One of the earliest state maps of Illinois and Missouri, this is the revised second issue with significant changes to the mapping of the Mississippi headwaters and with an early depiction of the beginnings of the Santa Fe Trail.
Henry Tanner's A New American Atlas was the most distinguished atlas published in America during the nineteenth century. The maps were carefully constructed from the best and most recent surveys. They were finely engraved on a large-scale, printed on high quality paper, and carefully hand colored. Because of the great expense involved in the production and publication, the atlas was published in five parts between 1819 and 1823.
This is one of the earliest maps to show Illinois and Missouri as American states. The map was added to the fifth part of the atlas in 1823. For Illinois, organized counties appear only in the southern part of the state. The northernmost part of the state is still the preserve of the Sauk and Fox. Further south, between the Illinois and Mississippi rivers, are the Military Bounty Lands. A primitive Chicago and Fort Dearborn appear at the mouth of the Chicago River. For Missouri, a state since 1820, counties appear only along the Mississippi and Missouri rivers. Missouri's northern and southern extremities are quite empty.

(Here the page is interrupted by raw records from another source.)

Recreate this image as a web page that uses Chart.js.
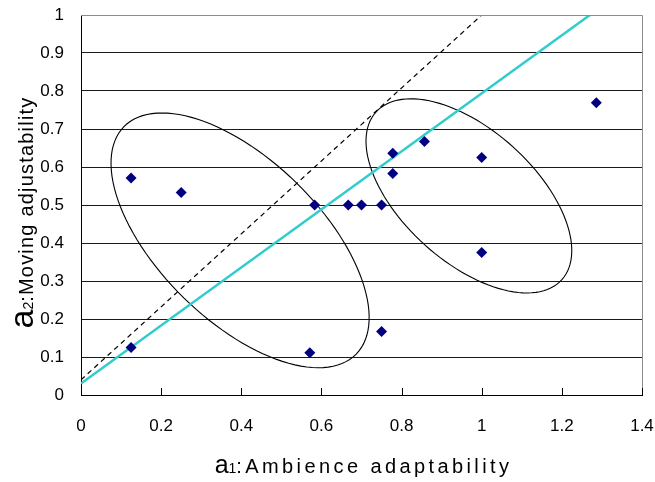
<!DOCTYPE html>
<html>
<head>
<meta charset="utf-8">
<script src="https://cdn.jsdelivr.net/npm/chart.js@4.4.1/dist/chart.umd.min.js"></script>
<style>
  html, body { margin: 0; padding: 0; background: #fff; }
</style>
</head>
<body>
<canvas id="chart" width="655" height="482"></canvas>
<script>
// ---- data ----
const ambienceX = [0.125, 0.25, 0.125, 0.571, 0.583, 0.667, 0.7, 0.75, 0.75, 0.778, 0.778, 0.857, 1.0, 1.0, 1.286];
const movingY   = [0.571, 0.533, 0.125, 0.111, 0.5, 0.5, 0.5, 0.5, 0.167, 0.636, 0.583, 0.667, 0.625, 0.375, 0.769];

const xTickValues = [0, 0.2, 0.4, 0.6, 0.8, 1, 1.2, 1.4];
const yTickValues = [0, 0.1, 0.2, 0.3, 0.4, 0.5, 0.6, 0.7, 0.8, 0.9, 1];

// regression line (cyan) and reference line (dashed), end points
const fitLineX = [0, 1.27];
const fitLineY = [0.03, 1.0];
const refLineX = [0, 1.0];
const refLineY = [0.04, 1.0];

// group ellipses: centre and two conjugate half-axes, all in data units
const groupCentreX = [0.397, 0.968];
const groupCentreY = [0.407, 0.524];
const groupMajorX  = [0.2898, 0.232];
const groupMajorY  = [-0.2992, -0.2205];
const groupMinorX  = [0.1406, 0.110];
const groupMinorY  = [0.1513, 0.129];

const toPoints = (xs, ys) => xs.map((x, i) => ({ x: x, y: ys[i] }));

// ellipses drawn under the data, through the chart's own scales
const ellipsePlugin = {
    id: 'groupEllipses',
    beforeDatasetsDraw(chart) {
        const { ctx, scales: { x, y } } = chart;
        ctx.save();
        ctx.strokeStyle = '#000';
        ctx.lineWidth = 1.1;
        for (let k = 0; k < groupCentreX.length; k++) {
            ctx.beginPath();
            for (let s = 0; s <= 120; s++) {
                const t = s / 120 * Math.PI * 2;
                const dx = groupCentreX[k] + groupMajorX[k] * Math.cos(t) + groupMinorX[k] * Math.sin(t);
                const dy = groupCentreY[k] + groupMajorY[k] * Math.cos(t) + groupMinorY[k] * Math.sin(t);
                const px = x.getPixelForValue(dx);
                const py = y.getPixelForValue(dy);
                if (s === 0) ctx.moveTo(px, py); else ctx.lineTo(px, py);
            }
            ctx.closePath();
            ctx.stroke();
        }
        ctx.restore();
    }
};

// frame, inner x tick marks and the two axis titles
const framePlugin = {
    id: 'frameAndTitles',
    afterDraw(chart) {
        const { ctx, chartArea: a, scales: { x } } = chart;
        ctx.save();

        // grey top / right frame
        ctx.strokeStyle = '#8c8c8c';
        ctx.lineWidth = 1;
        ctx.beginPath();
        ctx.moveTo(a.left, a.top + 0.5);
        ctx.lineTo(a.right + 0.5, a.top + 0.5);
        ctx.lineTo(a.right + 0.5, a.bottom);
        ctx.stroke();

        // x tick marks pointing into the plot
        ctx.strokeStyle = '#000';
        ctx.beginPath();
        xTickValues.forEach(v => {
            const px = Math.round(x.getPixelForValue(v)) + 0.5;
            ctx.moveTo(px, a.bottom);
            ctx.lineTo(px, a.bottom - 7);
        });
        ctx.stroke();

        ctx.fillStyle = '#000';
        ctx.textBaseline = 'alphabetic';
        ctx.textAlign = 'left';

        const drawParts = (parts, cx, baseY) => {
            let total = 0;
            parts.forEach(p => {
                ctx.font = p.size + 'px "Liberation Sans", Arial, sans-serif';
                ctx.letterSpacing = (p.spacing || 0) + 'px';
                p.w = ctx.measureText(p.text).width;
                total += p.w;
            });
            let cur = cx - total / 2;
            parts.forEach(p => {
                ctx.font = p.size + 'px "Liberation Sans", Arial, sans-serif';
                ctx.letterSpacing = (p.spacing || 0) + 'px';
                ctx.fillText(p.text, cur, baseY);
                cur += p.w;
            });
            ctx.letterSpacing = '0px';
        };

        // x title
        drawParts([
            { text: 'a', size: 25 },
            { text: '1', size: 14 },
            { text: ':Ambience adaptability', size: 20, spacing: 3.4 }
        ], 363.5, 473);

        // y title (rotated)
        ctx.save();
        ctx.translate(33, 212.5);
        ctx.rotate(-Math.PI / 2);
        drawParts([
            { text: 'a', size: 34 },
            { text: '2', size: 14 },
            { text: ':Moving adjustability', size: 20, spacing: 1.2 }
        ], 0, 0);
        ctx.restore();

        ctx.restore();
    }
};

const tickFont = { family: '"Liberation Sans", Arial, sans-serif', size: 17 };

new Chart(document.getElementById('chart'), {
    type: 'scatter',
    data: {
        datasets: [
            {
                label: 'samples',
                data: toPoints(ambienceX, movingY),
                pointStyle: 'rectRot',
                pointRadius: 5.5,
                pointBackgroundColor: '#000080',
                pointBorderColor: '#000080',
                pointBorderWidth: 0,
                showLine: false,
                order: 0
            },
            {
                label: 'fit',
                data: toPoints(fitLineX, fitLineY),
                showLine: true,
                borderColor: '#33CCCC',
                borderWidth: 2.5,
                pointRadius: 0,
                order: 1
            },
            {
                label: 'reference',
                data: toPoints(refLineX, refLineY),
                showLine: true,
                borderColor: '#000',
                borderWidth: 1.2,
                borderDash: [5, 4],
                pointRadius: 0,
                order: 2
            }
        ]
    },
    options: {
        responsive: false,
        animation: false,
        layout: { autoPadding: false, padding: { left: 0, right: 13, top: 15, bottom: 0 } },
        plugins: {
            legend: { display: false },
            tooltip: { enabled: false }
        },
        scales: {
            x: {
                type: 'linear',
                min: 0,
                max: 1.4,
                afterBuildTicks: s => { s.ticks = xTickValues.map(v => ({ value: v })); },
                afterFit: s => { s.height = 87; s.paddingLeft = 0; s.paddingRight = 0; },
                grid: { display: false, drawTicks: false },
                border: { display: true, color: '#000', width: 1 },
                ticks: {
                    color: '#000',
                    font: tickFont,
                    padding: 21,
                    maxRotation: 0,
                    callback: v => String(v)
                }
            },
            y: {
                type: 'linear',
                min: 0,
                max: 1,
                afterBuildTicks: s => { s.ticks = yTickValues.map(v => ({ value: v })); },
                afterFit: s => { s.width = 81; s.paddingTop = 0; s.paddingBottom = 0; },
                grid: {
                    display: true,
                    drawTicks: false,
                    color: c => (c.tick && c.tick.value === 1 ? '#8c8c8c' : '#1a1a1a'),
                    lineWidth: 1
                },
                border: { display: true, color: '#000', width: 1 },
                ticks: {
                    color: '#000',
                    font: tickFont,
                    padding: 17,
                    callback: v => String(v)
                }
            }
        }
    },
    plugins: [ellipsePlugin, framePlugin]
});
</script>
</body>
</html>
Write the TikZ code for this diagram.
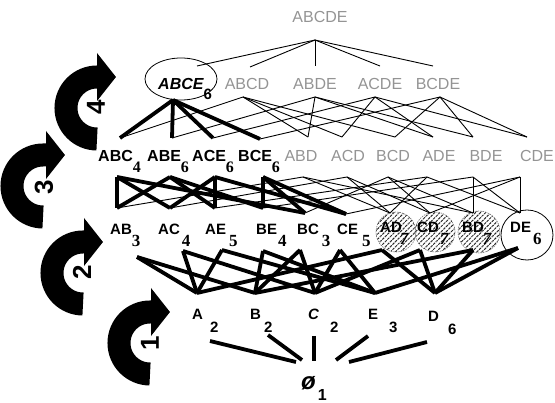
\documentclass[tikz,border=0pt]{standalone}
\usepackage{fontspec}
\setmainfont{Liberation Sans}
\newfontfamily\serifb{Liberation Serif}
\usetikzlibrary{arrows.meta,patterns.meta}
\newcommand\ssub[1]{\raisebox{-12pt}{\serifb\bfseries\fontsize{17}{17}\selectfont #1}}
\newcommand\isub[1]{\raisebox{-12pt}{\serifb\bfseries\itshape\fontsize{17}{17}\selectfont #1}}
\newcommand\tsub[1]{\raisebox{-11pt}{\serifb\bfseries\fontsize{16}{16}\selectfont #1}}
\newcommand\asub[1]{\raisebox{-13pt}{\bfseries\fontsize{15}{15}\selectfont #1}}
\begin{document}
\begin{tikzpicture}[x=1pt,y=-1pt,
  thk/.style={line width=3.8pt},
  thn/.style={line width=0.9pt},
  lv1/.style={inner sep=0, anchor=base west, font=\bfseries\fontsize{15}{15}\selectfont},
  lv2/.style={inner sep=0, anchor=base west, font=\bfseries\fontsize{15}{15}\selectfont},
  lv3/.style={inner sep=0, anchor=base west, font=\bfseries\fontsize{16}{16}\selectfont},
  grey/.style={inner sep=0, anchor=base, text=black!42, font=\fontsize{16}{16}\selectfont},
  digit/.style={inner sep=0, rotate=90, font=\bfseries\fontsize{26}{26}\selectfont},
  bigarrow/.style={line width=23pt, -{Triangle[length=19pt,width=47pt]}},
  hatch/.style={draw=black!55, line width=0.6pt, dash pattern=on 1.5pt off 1pt,
    pattern={Lines[angle=45,distance=3.6pt,line width=1pt]}, pattern color=black!85}]
\useasboundingbox (0,0) rectangle (555,403);

% ---------- curved arrows ----------
\draw[bigarrow] (150,374) arc[start angle=90,end angle=270,radius=31] -- ++(20,0);
\draw[bigarrow] (83,304) arc[start angle=90,end angle=270,radius=31] -- ++(20,0);
\draw[bigarrow] (43,217) arc[start angle=90,end angle=270,radius=31] -- ++(22,0);
\draw[bigarrow] (97,139) arc[start angle=90,end angle=270,radius=31] -- ++(19,0);
\node[digit] (n1) at (150,343) {1};
\node[digit] (n2) at (82,272) {2};
\node[digit] (n3) at (44,187) {3};
\node[digit] (n4) at (96,107) {4};

% ---------- ellipses and hatched circles ----------
\draw[line width=0.8pt] (181,79) ellipse[x radius=36, y radius=21];
\draw[line width=0.8pt] (527,235) ellipse[x radius=26, y radius=25];
\path[hatch] (396,232) circle[radius=20];
\path[hatch] (435,232) circle[radius=20];
\path[hatch] (479,232) circle[radius=21];

% ---------- anchor coordinates ----------
\coordinate (t5) at (315,40);
\coordinate (ABCE4t) at (197,66);  \coordinate (ABCD4t) at (250,67);
\coordinate (ABDE4t) at (315,66);  \coordinate (ACDE4t) at (380,66);
\coordinate (BCDE4t) at (433,66);
\coordinate (ABCE4b) at (173,100); \coordinate (ABCD4b) at (243,97);
\coordinate (ABDE4b) at (315,97);  \coordinate (ACDE4b) at (375,97);
\coordinate (BCDE4b) at (440,97);
\coordinate (ABC3t) at (120,138); \coordinate (ABE3t) at (172,138);
\coordinate (ACE3t) at (213,138); \coordinate (BCE3t) at (260,139);
\coordinate (ABD3t) at (308,137); \coordinate (ACD3t) at (342,137);
\coordinate (BCD3t) at (395,137); \coordinate (ADE3t) at (433,137);
\coordinate (BDE3t) at (473,137); \coordinate (CDE3t) at (527,137);
\coordinate (ABC3b) at (117,177); \coordinate (ABE3b) at (170,177);
\coordinate (ACE3b) at (215,177); \coordinate (BCE3b) at (263,177);
\coordinate (ABD3b) at (303,177); \coordinate (ACD3b) at (347,177);
\coordinate (BCD3b) at (388,177); \coordinate (ADE3b) at (427,177);
\coordinate (BDE3b) at (473,177); \coordinate (CDE3b) at (520,177);
\coordinate (AB2t) at (117,208); \coordinate (AC2t) at (170,208);
\coordinate (AE2t) at (215,208); \coordinate (BE2t) at (263,208);
\coordinate (BC2t) at (305,213); \coordinate (CE2t) at (346,214);
\coordinate (AD2t) at (390,213); \coordinate (CD2t) at (430,213);
\coordinate (BD2t) at (473,213); \coordinate (DE2t) at (520,213);
\coordinate (AB2b) at (137,257); \coordinate (AC2b) at (183,251);
\coordinate (AE2b) at (222,250); \coordinate (BE2b) at (263,251);
\coordinate (BC2b) at (300,250); \coordinate (CE2b) at (340,250);
\coordinate (AD2b) at (382,250); \coordinate (CD2b) at (420,250);
\coordinate (BD2b) at (473,250); \coordinate (DE2b) at (518,248);
\coordinate (A1t) at (197,293); \coordinate (B1t) at (255,293);
\coordinate (C1t) at (315,293); \coordinate (E1t) at (375,293);
\coordinate (D1t) at (435,293);
\coordinate (A0) at (210,341); \coordinate (z1) at (296,362);
\coordinate (B0) at (268,335); \coordinate (z2) at (302,360);
\coordinate (C0) at (314,336); \coordinate (z3) at (314,361);
\coordinate (E0) at (368,336); \coordinate (z4) at (336,360);
\coordinate (D0) at (427,342); \coordinate (z5) at (349,362);

% ---------- connectors ----------
\foreach \p/\q in {t5/ABCE4t,t5/ABCD4t,t5/ABDE4t,t5/ACDE4t,t5/BCDE4t}
  \draw[thn] (\p) -- (\q);
\foreach \p/\q in {ABCD4b/ABC3t,ABCD4b/ABD3t,ABCD4b/ACD3t,ABCD4b/BCD3t,
  ABDE4b/ABE3t,ABDE4b/ABD3t,ABDE4b/ADE3t,ABDE4b/BDE3t,
  ACDE4b/ACE3t,ACDE4b/ACD3t,ACDE4b/ADE3t,ACDE4b/CDE3t,
  BCDE4b/BCE3t,BCDE4b/BCD3t,BCDE4b/BDE3t,BCDE4b/CDE3t}
  \draw[thn] (\p) -- (\q);
\foreach \p/\q in {ABCE4b/ABC3t,ABCE4b/ABE3t,ABCE4b/ACE3t,ABCE4b/BCE3t}
  \draw[thk] (\p) -- (\q);
\foreach \p/\q in {ABD3b/AB2t,ABD3b/AD2t,ABD3b/BD2t,ACD3b/AC2t,ACD3b/AD2t,ACD3b/CD2t,
  BCD3b/BC2t,BCD3b/BD2t,BCD3b/CD2t,ADE3b/AD2t,ADE3b/AE2t,ADE3b/DE2t,
  BDE3b/BD2t,BDE3b/BE2t,BDE3b/DE2t,CDE3b/CD2t,CDE3b/CE2t,CDE3b/DE2t}
  \draw[thn] (\p) -- (\q);
\foreach \p/\q in {ABC3b/AB2t,ABC3b/AC2t,ABC3b/BC2t,ABE3b/AB2t,ABE3b/AE2t,ABE3b/BE2t,
  ACE3b/AC2t,ACE3b/AE2t,ACE3b/CE2t,BCE3b/BC2t,BCE3b/BE2t,BCE3b/CE2t}
  \draw[thk] (\p) -- (\q);
\foreach \p/\q in {AB2b/A1t,AB2b/B1t,AC2b/A1t,AC2b/C1t,AE2b/A1t,AE2b/E1t,
  BE2b/B1t,BE2b/E1t,BC2b/B1t,BC2b/C1t,CE2b/C1t,CE2b/E1t,AD2b/A1t,AD2b/D1t,
  CD2b/C1t,CD2b/D1t,BD2b/B1t,BD2b/D1t,DE2b/E1t,DE2b/D1t}
  \draw[thk] (\p) -- (\q);
\foreach \p/\q in {A0/z1,B0/z2,C0/z3,E0/z4,D0/z5}
  \draw[thk] (\p) -- (\q);

% ---------- labels ----------
\node[grey] (ABCDE) at (320,23) {ABCDE};
\node[inner sep=0, anchor=base west, font=\bfseries\itshape\fontsize{16}{16}\selectfont] (ABCE)
  at (158,90) {ABCE\raisebox{-10pt}{\upshape\fontsize{15}{15}\selectfont 6}};
\node[grey] (ABCD) at (247,90) {ABCD};
\node[grey] (ABDE) at (315,90) {ABDE};
\node[grey] (ACDE) at (380,90) {ACDE};
\node[grey] (BCDE) at (438,90) {BCDE};

\node[lv3] (ABC) at (98,162) {ABC\tsub{4}};
\node[lv3] (ABE) at (147,162) {ABE\tsub{6}};
\node[lv3] (ACE) at (192,162) {ACE\tsub{6}};
\node[lv3] (BCE) at (238,162) {BCE\tsub{6}};
\node[grey] (ABD) at (301,162) {ABD};
\node[grey] (ACD) at (348,162) {ACD};
\node[grey] (BCD) at (393,162) {BCD};
\node[grey] (ADE) at (439,162) {ADE};
\node[grey] (BDE) at (486,162) {BDE};
\node[grey] (CDE) at (537,162) {CDE};

\node[lv2] (AB) at (110,235) {AB\ssub{3}};
\node[lv2] (AC) at (158,235) {AC\kern2pt\ssub{4}};
\node[lv2] (AE) at (205,235) {AE\kern3pt\ssub{5}};
\node[lv2] (BE) at (256,235) {BE\kern1pt\ssub{4}};
\node[lv2] (BC) at (297,235) {BC\kern3pt\ssub{3}};
\node[lv2] (CE) at (337,235) {CE\kern4pt\ssub{5}};
\node[lv2] (AD) at (380,233) {AD\kern-2pt\isub{7}};
\node[lv2] (CD) at (417,233) {CD\kern1pt\isub{7}};
\node[lv2] (BD) at (462,233) {BD\kern-1pt\isub{7}};
\node[lv2] (DE) at (510,233) {DE\kern2pt\ssub{6}};

\node[lv1] (A) at (192,320) {A\kern7pt\asub{2}};
\node[lv1] (B) at (250,320) {B\kern3pt\asub{2}};
\node[lv1, font=\bfseries\itshape\fontsize{15}{15}\selectfont] (C) at (308,320) {C\kern11pt\asub{\upshape 2}};
\node[lv1] (E) at (368,320) {E\kern11pt\asub{3}};
\node[lv1] (D) at (428,322) {D\kern9pt\asub{6}};

\node[inner sep=0, anchor=base west, font=\bfseries\itshape\fontsize{24}{24}\selectfont] (empty)
  at (301,390) {ø\kern2pt\raisebox{-11pt}{\upshape\fontsize{16}{16}\selectfont 1}};
\end{tikzpicture}
\end{document}
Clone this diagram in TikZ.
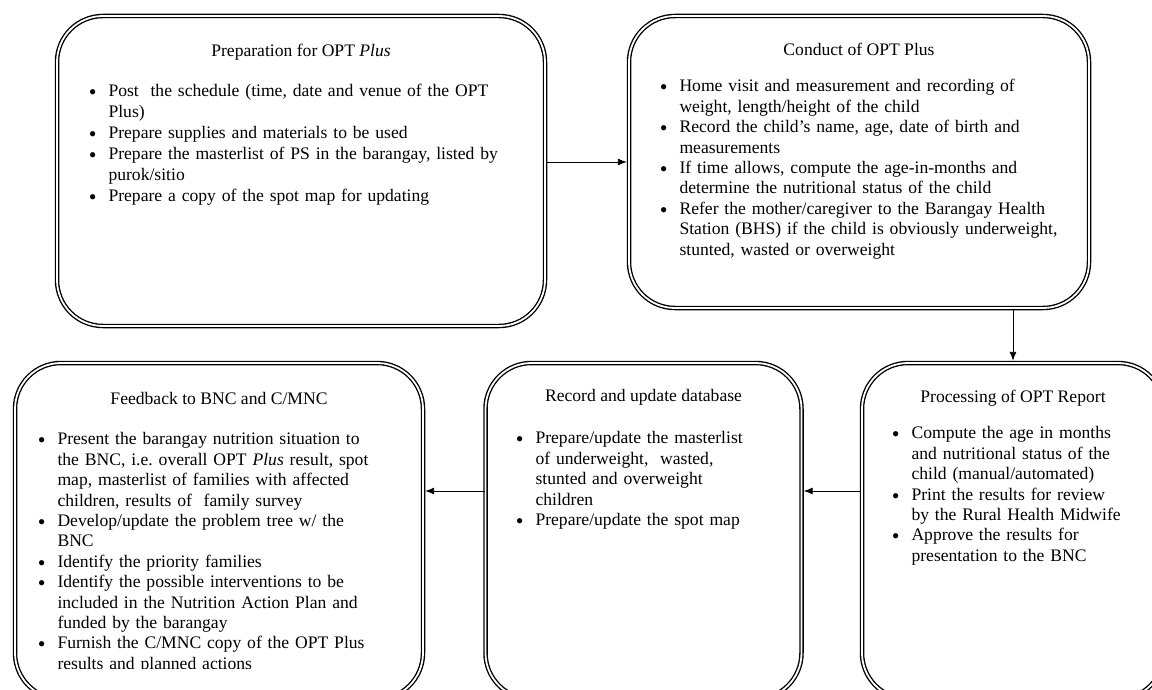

This copy is an example of the improved second issue of the map. The most significant changes can be seen in Tanner's revised mapping of the headwaters of the Mississippi. Tributaries off the Tete de Mort River have been removed, the locations and directions of the Sahsinakway, Fievre and Apple Rivers flow north to south (as opposed to northeast to southwest), Oak Creek has been removed, and the lead mines just north of the Tete de Mort River are now named Dubuque Lead Mines. Another significant change to the map is the addition of Lexington, Missouri; platted in 1822 and made the county seat the following year, Lexington would become an outfitting point for many travelling westward on the Santa Fe and Oregon trails. Other changes to the map from the first edition include the additions of several counties in Illinois created since the first printing.
Phillips, Atlases , 3669-12; cf. Ristow, American Maps and Mapmakers , pp. 191-198; Rumsey, 2755.017; cf. Sabin 94323.